BETHLEHEM, Pa. - Hours after a Dec. 2 gun battle that killed a woman and wounded five men, Bethlehem police posted a brief statement on their online blog that confirmed a death in the South Side shootout but gave few other details.

That evening, police officials posted a video from a freelance photographer that showed a chaotic scene of police cruisers with flashing lights outside a Puerto Rican social club on East Third Street. The video included an interview with a man who said he witnessed a fight that began when a group attacked another man with a baseball bat. The witness said gunfire erupted and he ducked for cover.

Within days, the district attorney would order police officials to remove the video, saying that the witness had recanted and that the blog post could cause problems for prosecutors when they made their case against two men charged in the shootings.

In each of the blog postings, police used their Twitter and Facebook accounts to alert their followers of the crime, part of a trend among police departments to use an online presence to connect with the community. Much like the police scanners of previous generations, these online postings often give the community its first news of such crimes.

As hundreds of police departments take up social media to fight crime sprees or ask for help in ongoing investigations, Bethlehem's posting of the video underscores the fine line authorities must walk in the social media world. While Twitter and Facebook offer more tools to find witnesses and walk the virtual beat, police officials must also be conscious that their posts carry the weight of their role as an authority.

Some Pennsylvania departments are in the beginning stages of using social media. Among larger departments, Allentown, Easton, and state police do not use social media accounts. Philadelphia police say they have made more than 100 arrests thanks to social media tips.

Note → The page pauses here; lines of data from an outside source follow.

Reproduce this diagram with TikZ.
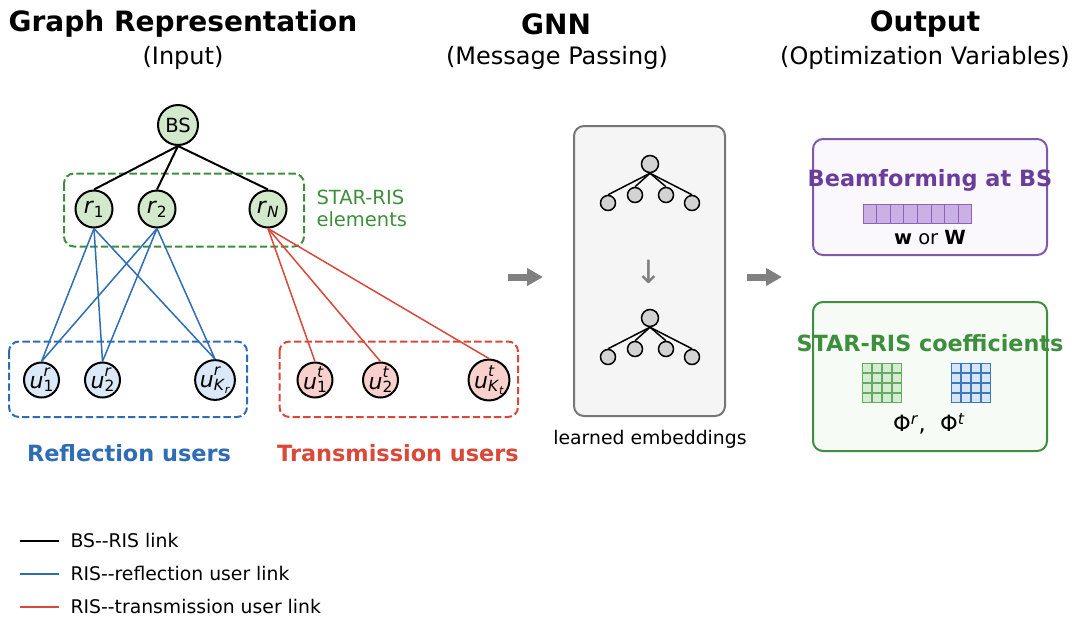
\documentclass[tikz,border=0pt]{standalone}
\usepackage{fontspec}
\setmainfont{DejaVu Sans}
\usetikzlibrary{arrows.meta}
\definecolor{nodegreen}{RGB}{210,233,204}
\definecolor{nodeblue}{RGB}{218,232,248}
\definecolor{nodered}{RGB}{248,208,204}
\definecolor{risgreen}{RGB}{61,143,61}
\definecolor{refblue}{RGB}{46,109,180}
\definecolor{trred}{RGB}{217,72,56}
\definecolor{purp}{RGB}{106,61,154}
\definecolor{purpborder}{RGB}{128,88,172}
\definecolor{purpfill}{RGB}{250,247,253}
\definecolor{greenfill}{RGB}{246,251,245}
\definecolor{cellpurp}{RGB}{203,176,227}
\definecolor{cellpurpb}{RGB}{140,100,185}
\definecolor{cellgreen}{RGB}{212,236,208}
\definecolor{cellgreenb}{RGB}{100,170,100}
\definecolor{cellblue}{RGB}{214,230,247}
\definecolor{cellblueb}{RGB}{60,120,190}
\definecolor{arrgray}{RGB}{128,128,128}
\definecolor{gnnfill}{RGB}{245,245,245}
\definecolor{gnnborder}{RGB}{118,118,118}
\definecolor{tinyfill}{RGB}{211,211,211}
\newcommand\mi[1]{\textit{#1}}
\newcommand\fsz[2]{\fontsize{#1pt}{#2pt}\selectfont}
\newcommand\ulab[3]{\mi{u}\rlap{\raisebox{11.5pt}{\fsz{15.4}{16}\mi{#1}}}\raisebox{-3.5pt}{\fsz{15.4}{16}#2}#3}
\newcommand\kss[1]{\mi{K}\raisebox{-2.5pt}{\fsz{11}{12}\mi{#1}}}
\begin{document}
\begin{tikzpicture}[x=1pt,y=-1pt,
  bsnode/.style={circle,draw,line width=2pt,fill=nodegreen,minimum size=40pt,inner sep=0pt,font=\fsz{19.5}{22}},
  rnode/.style={circle,draw,line width=2pt,fill=nodegreen,minimum size=37pt,inner sep=0pt,font=\fsz{22}{24}},
  urnode/.style={circle,draw,line width=2pt,fill=nodeblue,minimum size=35pt,inner sep=0pt,font=\fsz{22}{24}},
  utnode/.style={circle,draw,line width=2pt,fill=nodered,minimum size=35pt,inner sep=0pt,font=\fsz{22}{24}},
  grpbox/.style={draw,line width=2pt,dash pattern=on 7.4pt off 3.2pt,rounded corners=10pt},
  bslink/.style={line width=2pt,black},
  reflink/.style={line width=1.5pt,refblue},
  trlink/.style={line width=1.5pt,trred},
  tiny/.style={circle,draw,line width=1.5pt,fill=tinyfill,minimum size=15pt,inner sep=0pt},
  tinyroot/.style={circle,draw,line width=1.5pt,fill=tinyfill,minimum size=17pt,inner sep=0pt},
  tinylink/.style={line width=1.5pt,black},
  bigarrow/.style={line width=7pt,arrgray,-{Triangle[length=16pt,width=17pt]}},
  titletext/.style={font=\fsz{28}{32}\bfseries},
  subtext/.style={font=\fsz{24}{28}},
  legtext/.style={font=\fsz{18.8}{22},anchor=west},
  outbox/.style={draw,line width=2pt,rounded corners=10pt},
]
\useasboundingbox (0,0) rectangle (1073,619);

% titles
\node[titletext] (t1) at (183,24) {Graph Representation};
\node[subtext] (s1) at (183,58) {(Input)};
\node[titletext] (t2) at (556,24) {GNN};
\node[subtext] (s2) at (557,58) {(Message Passing)};
\node[titletext] (t3) at (925,24) {Output};
\node[subtext] (s3) at (925,58) {(Optimization Variables)};

% group boxes
\draw[grpbox,risgreen] (64,173.5) rectangle (304,246.5);
\draw[grpbox,refblue] (9,341.5) rectangle (247,417);
\draw[grpbox,trred] (279.5,341.5) rectangle (518,417);
\node[font=\fsz{19.5}{22},text=risgreen,anchor=west,align=left] (sre) at (313,208) {STAR-RIS\\elements};

% nodes
\node[bsnode] (BS) at (178,125) {BS};
\node[rnode] (r1) at (94,209) {\mi{r}\textsubscript{1}};
\node[rnode] (r2) at (157,209) {\mi{r}\textsubscript{2}};
\node[rnode] (rN) at (268,209) {\mi{r}\textsubscript{\mi{N}}};
\node[urnode] (ur1) at (41.5,380) {\ulab{r}{1}{}};
\node[urnode] (ur2) at (102.5,380) {\ulab{r}{2}{}};
\node[urnode] (urK) at (215,380) {\ulab{r}{\kss{r}}{}};
\node[utnode] (ut1) at (315,380) {\ulab{t}{1}{}};
\node[utnode] (ut2) at (380.5,380) {\ulab{t}{2}{}};
\node[utnode] (utK) at (489,380) {\ulab{t}{\kss{t}}{}};

% links
\draw[bslink] (BS.south) -- (r1.north);
\draw[bslink] (BS.south) -- (r2.north);
\draw[bslink] (BS.south) -- (rN.north);
\foreach \r in {r1,r2}{
  \foreach \u in {ur1,ur2,urK}{
    \draw[reflink] (\r.south) -- (\u.north);
  }
}
\foreach \u in {ut1,ut2,utK}{
  \draw[trlink] (rN.south) -- (\u.north);
}

\node[font=\fsz{22.4}{26}\bfseries,text=refblue] (rlab) at (129,453) {Reflection users};
\node[font=\fsz{22.4}{26}\bfseries,text=trred] (tlab) at (398,453) {Transmission users};

% big arrows
\coordinate (a1s) at (508,277);
\coordinate (a1e) at (543,277);
\coordinate (a2s) at (747,277);
\coordinate (a2e) at (782,277);
\draw[bigarrow] (a1s) -- (a1e);
\draw[bigarrow] (a2s) -- (a2e);

% GNN box
\node[draw=gnnborder,fill=gnnfill,line width=2pt,rounded corners=10pt,minimum width=151pt,minimum height=290pt,inner sep=0pt] (gnn) at (649.5,271) {};
\node[tinyroot] (g1r) at (650,164) {};
\node[tiny] (g1a) at (608,203) {};
\node[tiny] (g1b) at (635,195) {};
\node[tiny] (g1c) at (666,195) {};
\node[tiny] (g1d) at (692,203) {};
\foreach \c in {g1a,g1b,g1c,g1d}{\draw[tinylink] (g1r.south) -- (\c.north);}
\node[font=\fsz{32}{36},text=arrgray] (darr) at (649,272) {↓};
\node[tinyroot] (g2r) at (650,318) {};
\node[tiny] (g2a) at (608,357) {};
\node[tiny] (g2b) at (635,349) {};
\node[tiny] (g2c) at (666,349) {};
\node[tiny] (g2d) at (692,357) {};
\foreach \c in {g2a,g2b,g2c,g2d}{\draw[tinylink] (g2r.south) -- (\c.north);}
\node[font=\fsz{18.8}{22}] (le) at (650,439) {learned embeddings};

% output boxes
\draw[outbox,draw=purpborder,fill=purpfill] (813,139) rectangle (1047,255);
\node[font=\fsz{22.4}{26}\bfseries,text=purp] (bf) at (930,180) {Beamforming at BS};
\foreach \i in {0,...,7}{
  \draw[fill=cellpurp,draw=cellpurpb,line width=1pt] (863+13.6*\i,204.5) rectangle ++(13.6,18.5);
}
\node[font=\fsz{19.5}{22}] (wW) at (930,238) {\textbf{w} or \textbf{W}};

\draw[outbox,draw=risgreen,fill=greenfill] (813,302) rectangle (1047,451);
\node[font=\fsz{22.3}{26}\bfseries,text=risgreen] (sc) at (930,343) {STAR-RIS coefficients};
\foreach \i in {0,...,3}{
  \foreach \j in {0,...,3}{
    \draw[fill=cellgreen,draw=cellgreenb,line width=1pt] (862.5+10*\i,363.5+10*\j) rectangle ++(9,9);
    \draw[fill=cellblue,draw=cellblueb,line width=1pt] (951.5+10*\i,363.5+10*\j) rectangle ++(9,9);
  }
}
\node[font=\fsz{22.5}{26}] (phi) at (929,424) {Φ\textsuperscript{\mi{r}},\ \ Φ\textsuperscript{\mi{t}}};

% legend
\coordinate (l1a) at (20,541); \coordinate (l1b) at (59,541);
\coordinate (l2a) at (20,574); \coordinate (l2b) at (59,574);
\coordinate (l3a) at (20,607); \coordinate (l3b) at (59,607);
\draw[line width=2.2pt,black] (l1a) -- (l1b);
\draw[line width=2.2pt,refblue] (l2a) -- (l2b);
\draw[line width=2.2pt,trred] (l3a) -- (l3b);
\node[legtext] (lt1) at (67,540) {BS-{}-RIS link};
\node[legtext] (lt2) at (67,573) {RIS-{}-reflection user link};
\node[legtext] (lt3) at (67,606) {RIS-{}-transmission user link};
\end{tikzpicture}
\end{document}
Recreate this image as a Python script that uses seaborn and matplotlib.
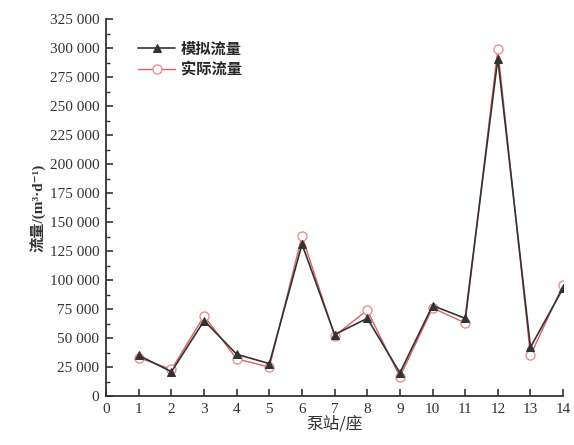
import numpy as np
import pandas as pd
import matplotlib
matplotlib.use('Agg')
import matplotlib.pyplot as plt
from matplotlib.ticker import FuncFormatter, MultipleLocator
import seaborn as sns

stations = list(range(1, 15))
sim_flow = [35000, 21000, 65000, 36000, 28000, 131000, 53000, 67000, 20000, 78000, 67000, 291000, 42000, 93000]
act_flow = [33000, 23000, 69000, 32000, 25000, 138000, 52000, 74000, 16500, 76000, 63000, 299000, 35000, 96000]

df = pd.DataFrame({'station': stations, 'sim': sim_flow, 'act': act_flow})

sns.set_style('ticks')
plt.rcParams['font.family'] = ['Liberation Serif', 'Noto Sans CJK SC', 'DejaVu Sans']
plt.rcParams['axes.unicode_minus'] = False

fig = plt.figure(figsize=(5.74, 4.45), dpi=100)
ax = fig.add_axes([0.185, 0.11, 0.796, 0.847])

sns.lineplot(data=df, x='station', y='act', ax=ax, color='#e06060', lw=1.0,
             marker='o', markersize=6.5, markerfacecolor='white',
             markeredgecolor='#e59090', markeredgewidth=1.0, label='实际流量')
sns.lineplot(data=df, x='station', y='sim', ax=ax, color='#333333', lw=1.2,
             marker='^', markersize=6, markerfacecolor='#333333',
             markeredgecolor='#333333', label='模拟流量')

ax.set_xlim(0, 14)
ax.set_ylim(0, 325000)
ax.xaxis.set_major_locator(MultipleLocator(1))
ax.yaxis.set_major_locator(MultipleLocator(25000))
ax.yaxis.set_minor_locator(MultipleLocator(12500))
ax.yaxis.set_major_formatter(FuncFormatter(lambda v, p: f'{int(v):,}'.replace(',', ' ')))
ax.tick_params(axis='both', which='major', direction='in', length=5, width=1.2,
               labelsize=11, colors='#333333', pad=5)
ax.tick_params(axis='y', which='minor', direction='in', length=3, width=1.0, colors='#333333')
for s in ['top', 'right']:
    ax.spines[s].set_visible(False)
for s in ['left', 'bottom']:
    ax.spines[s].set_linewidth(1.3)
    ax.spines[s].set_color('#333333')

ax.set_xlabel('泵站/座', fontsize=12, family=['Noto Sans CJK SC'], color='#333333', labelpad=0)
ax.set_ylabel('流量/(m³·d⁻¹)', fontsize=11, family=['Liberation Serif', 'Noto Sans CJK SC', 'DejaVu Sans'],
              fontweight='bold', color='#333333', labelpad=2)

handles, labels = ax.get_legend_handles_labels()
leg = ax.legend(handles[::-1], labels[::-1], loc='upper left', bbox_to_anchor=(0.04, 0.98),
                frameon=False, handlelength=2.4, handletextpad=0.4, labelspacing=0.3,
                prop={'family': 'Noto Sans CJK SC', 'size': 11, 'weight': 'bold'})

fig.savefig('out.png', dpi=100)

Those who follow Bethlehem police on Twitter and like them on Facebook can read summaries from officials about crimes or requests for help in identifying suspects. The department also maintains its own blog site to release media accounts or post surveillance photos.

In posting updates about crimes or cracking jokes about cops munching on doughnuts, Bethlehem Police Chief Jason Schiffer has built a following of thousands on the department's Twitter page @BethlehemPolice and on the department's blog. The banter helps to build a rapport with residents that he hopes will pay off when bigger crimes hit and police need help.

As details about the shootings outside the Puerto Rican Beneficial Society were collected, reporters used the video from the supposed witness in their initial reports to describe the hectic scene where the 23-year-old woman died and the five men were shot. But investigators later determined the account given by Jeffrey Noe was not credible.

Northampton County District Attorney John Morganelli asked that the video be removed because it could "hamper" the prosecution of two men now facing criminal charges in a gunfight he described as one of the worst he had ever seen.

Schiffer said he posted the video because it gave a sense of the chaotic scene and what unfolded that night. He said Morganelli's concerns were valid.

"We weren't posting it like it was an exact account of what happened," Schiffer said. "It gave a sense of what happened, and now that person has recanted. It's something that happens very often with eyewitnesses."

Lauri Stevens, a social media strategist based near Boston, said it is unusual for police departments to post independent unvetted material on websites. Even stories tweeted from reputable news sources, she said, are usually checked to ensure that police are cast in a favorable light.

While the video posted by Bethlehem turned out to be wrong, she pointed out that the intent was good - to engage the public and get information out in a timely manner.

"I wouldn't spank him too hard over this. I hate to see agencies overreact . . . pull the plug and not use social media at all," Stevens said. "We're all learning. If you visualize a bell curve, when it comes to police using social media, we're still climbing and we have a way to go."